There are certain similarities between consulting companies and Freelancers. The firms work on a project basis, as we do. They submit proposals and compete for clients, as we do. Like us, the firm’s consultant comes to the client’s organization as a hired gun, takes on the assignment, produces the deliverables and gets paid. The similarities seem to end there, however.
The fact is, consulting companies get a lot more respect and a lot more money than Freelancers. The consulting company’s value-added is perceived as more valuable than the Freelancer’s value-added. Most clients have a great deal of trust and confidence in consulting companies (well, at least the person who hired them does). As a result, consulting companies are awarded the most lucrative projects. Their calls and emails are always returned.
Likewise, Freelancers who have worked for consulting companies are held in higher regard by clients and prospects. Anecdotal evidence leads me to believe that they receive more lucrative contracts, billing more hours and commanding a higher rate. Freelancers with a consulting company background appear to know a secret code, know all the right moves. I came to realize my knowledge gap through a series of casual meetings with an acquaintance of mine named Erika.
Erika once worked for a mid-size consulting company, first in their LA office, then in NYC. Like me, she facilitates strategy meetings in the for-profit and nonprofit sectors, but we cannot call each other competitors. Erika stands head and shoulders above me in terms of consulting savoir-faire and client list. Next to her, I am the country cousin! Erika is a very cool girl and over time she took pity on my poor, untutored self and shared a few consulting company secrets.
Primarily, the advantage gained from consulting company experience is that one learns how to build value into all client interactions. The perception of adding value starts with the very first client meeting. A consultant’s job is to deliver comprehensive, data driven analysis, insights and answers that produce the desired results. Those analyses, answers and insights form the basis of the strategies that the client will be advised to implement, so that key goals and objectives will be reached.
Erika lets it be known that she will deliver the goods. In the client meeting, she asks questions that reveal what the client wants and help her discover what the client needs–that information forms the essence of Erika’s value-added. Next, she confirms with the client that she’s accurately grasped the project scope and understands all priorities and timetables. She follows up in writing and in fact boasts that she does not so much submit proposals as send confirmation letters.
Erika isn’t awarded every assignment she’s invited to discuss, but her track record is very good. Before she starts work on a project, she also takes a few important actions to keep her value-added rolling:
I. Recognize, and if possible meet, the organization’s senior management team: the CEO, ED and other key staff. Their names and sometimes also photos are probably listed on the company website.
II. Learn the thought process that led to the project’s initiation and approval. If possible, read the project proposal and review any preliminary work that may have been done. Find out who supports the project and who opposes it if you are able, to learn who your friends and detractors will be.

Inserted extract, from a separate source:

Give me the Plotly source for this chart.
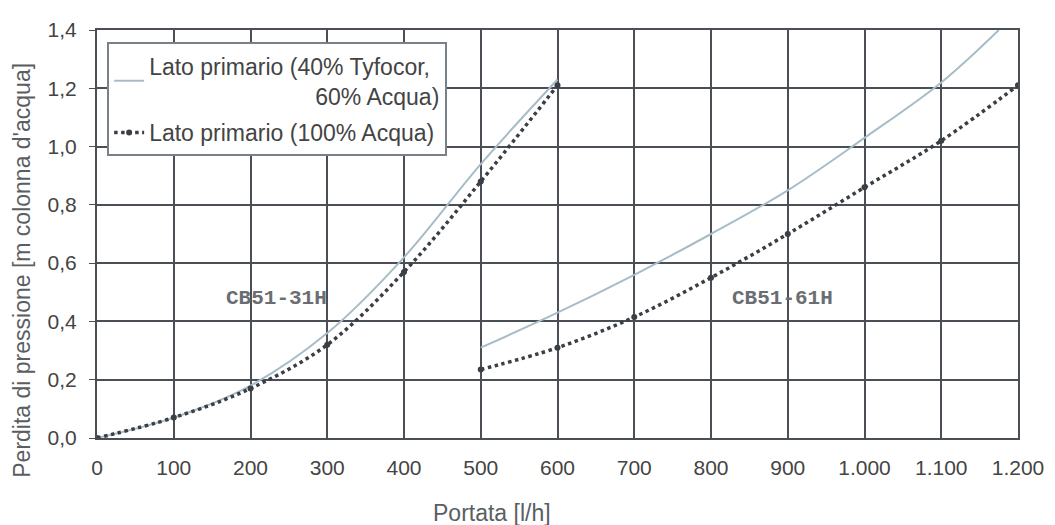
import plotly.graph_objects as go

# CB51-31H
x31 = [0, 100, 200, 300, 400, 500, 600]
y31_glycol = [0.0, 0.07, 0.18, 0.36, 0.62, 0.94, 1.23]
y31_water = [0.0, 0.07, 0.17, 0.32, 0.57, 0.88, 1.21]

# CB51-61H
x61_glycol = [500, 600, 700, 800, 900, 1000, 1100, 1175]
y61_glycol = [0.31, 0.43, 0.56, 0.70, 0.85, 1.03, 1.22, 1.40]
x61_water = [500, 600, 700, 800, 900, 1000, 1100, 1200]
y61_water = [0.235, 0.31, 0.415, 0.55, 0.70, 0.86, 1.02, 1.21]

x_ticks = [0, 100, 200, 300, 400, 500, 600, 700, 800, 900, 1000, 1100, 1200]
x_ticklabels = ["0", "100", "200", "300", "400", "500", "600", "700", "800", "900", "1.000", "1.100", "1.200"]
y_ticks = [0.0, 0.2, 0.4, 0.6, 0.8, 1.0, 1.2, 1.4]
y_ticklabels = ["0,0", "0,2", "0,4", "0,6", "0,8", "1,0", "1,2", "1,4"]

solid_col = "#a8bcc8"
dot_col = "#3a3f45"
nb = "\u00a0"
sans = "Liberation Sans, Arial, sans-serif"
mono = "Liberation Mono, DejaVu Sans Mono, monospace"

fig = go.Figure()
fig.add_trace(go.Scatter(x=x31, y=y31_glycol, mode="lines", line=dict(color=solid_col, width=2, shape="spline"),
                         name="Lato primario (40% Tyfocor,<br>" + nb * 26 + "60% Acqua)", legendgroup="g"))
fig.add_trace(go.Scatter(x=x31, y=y31_water, mode="lines+markers", line=dict(color=dot_col, width=3.5, dash="dot", shape="spline"),
                         marker=dict(size=6, color=dot_col),
                         name="Lato primario (100% Acqua)", legendgroup="w"))
fig.add_trace(go.Scatter(x=x61_glycol, y=y61_glycol, mode="lines", line=dict(color=solid_col, width=2, shape="spline"),
                         showlegend=False, legendgroup="g"))
fig.add_trace(go.Scatter(x=x61_water, y=y61_water, mode="lines+markers", line=dict(color=dot_col, width=3.5, dash="dot", shape="spline"),
                         marker=dict(size=6, color=dot_col), showlegend=False, legendgroup="w"))

fig.add_annotation(x=234, y=0.48, text="<b>CB51-31H</b>", showarrow=False,
                   font=dict(family=mono, size=21, color="#6a6e72"))
fig.add_annotation(x=893, y=0.48, text="<b>CB51-61H</b>", showarrow=False,
                   font=dict(family=mono, size=21, color="#6a6e72"))

# axis titles
fig.add_annotation(xref="paper", yref="paper", x=0.429, y=-0.184, xanchor="center", yanchor="middle",
                   text="Portata [l/h]", showarrow=False, font=dict(family=sans, size=23, color="#5a5e62"))
fig.add_annotation(xref="paper", yref="paper", x=-0.0814, y=0.41, xanchor="center", yanchor="middle",
                   text="Perdita di pressione [m colonna d'acqua]", textangle=-90, showarrow=False,
                   font=dict(family=sans, size=23, color="#5a5e62"))

fig.update_layout(
    width=1055, height=525,
    margin=dict(l=97, r=37, t=30, b=87),
    paper_bgcolor="white", plot_bgcolor="white",
    font=dict(family=sans, size=21, color="#444"),
    showlegend=True,
    legend=dict(x=0.011, y=0.97, xanchor="left", yanchor="top", bgcolor="white",
                bordercolor="#7a8088", borderwidth=2, font=dict(family=sans, size=23, color="#444"),
                tracegroupgap=4, itemwidth=30),
    xaxis=dict(range=[0, 1200], tickvals=x_ticks, ticktext=x_ticklabels, showgrid=True,
               gridcolor="#4a4f55", gridwidth=2, showline=True, linecolor="#4a4f55", linewidth=2,
               mirror=True, zeroline=False, ticks="", ticklabelstandoff=10,
               tickfont=dict(family=sans, size=21, color="#444")),
    yaxis=dict(range=[0, 1.4], tickvals=y_ticks, ticktext=y_ticklabels, showgrid=True,
               gridcolor="#4a4f55", gridwidth=2, showline=True, linecolor="#4a4f55", linewidth=2,
               mirror=True, zeroline=False, ticks="outside", ticklen=6, tickcolor="#4a4f55",
               ticklabelstandoff=8, tickfont=dict(family=sans, size=21, color="#444")),
)

fig.write_html("out.html")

III. Know the organizations’ basic financial data. Read the most recent annual report and examine the P & L to learn the annual operating budget, total annual revenue, gross profits, profit margin and operating margin.
IV. Know your client’s top five competitors: key products and services, annual operating budget, total annual revenue and gross profits. Know what differentiates each main competitor from your client and know each main competitor’s strengths and weaknesses.
V. For nonprofit organization clients, know which agencies within a 10-20 mile radius deliver similar services or compete for a similar constituency. Know where and how those agencies offer services that complement or compete with your client’s mission.
VI. Cultivate good relationships with your project sponsor and other key project supporters. Identify a couple of good restaurants near your client’s geography and invite your sponsor and/or those with whom you work most closely out for coffee or lunch, as applicable.
VII. Become a resource for useful information to your client. Sign up for Google Alerts and stay current with industry news and competitor’s activities. If an item looks particularly intriguing or urgent, send the link to the right people. This practice can continue after project completion, as can the above strategy, to extend relationship building and value-added. Your objective is to entice the client to engage you for repeat business and to refer you to others.